Summer's Eve
- Product type: Feminine hygiene
- Owner: Prestige Consumer Healthcare
- Produced by: C.B. Fleet Company
- Country: United States
- Introduced: 1972; 54 years ago
- Markets: United States; Canada; Australia; and other international markets;
- Website: summerseve.com

= Summer's Eve =

American feminine hygiene brand

Summer's Eve is an American brand of feminine hygiene products that is produced by the C.B. Fleet Company, a subsidiary of Prestige Consumer Healthcare.

==Controversial ads==
A Summer's Eve ad in the August 2010 issue of Woman's Day featured eight steps a woman should take before asking for a raise, the first being to use their product to douche. The New York Times questioned the ad, resulting in the company apologizing for it and stating they would not run it again.
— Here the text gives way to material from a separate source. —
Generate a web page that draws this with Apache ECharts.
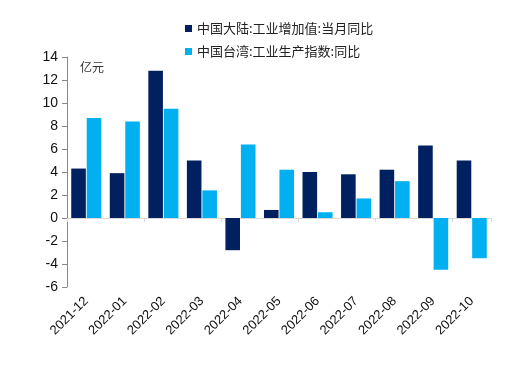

A 2011 TV ad featured different-colored hands mimicking talking vaginas, and was titled "Hail to the V". Comedian Stephen Colbert parodied the ads on The Colbert Report by advertising products that target men's "deeply troubling genitals", called Autumnal Afternoon Pine Fresh Dick Scrub and Cucumber Ball Dip. Colbert used his index finger pointing up to mimic a talking penis and even mocked the Summer's Eve slogan by ending the ad with "Hail to the D".

==In the news==
Publicist Ronn Torossian sued rival Drew Kerr for $20 million claiming he set up a bogus website for him, linking him to a picture of a Summer's Eve douche.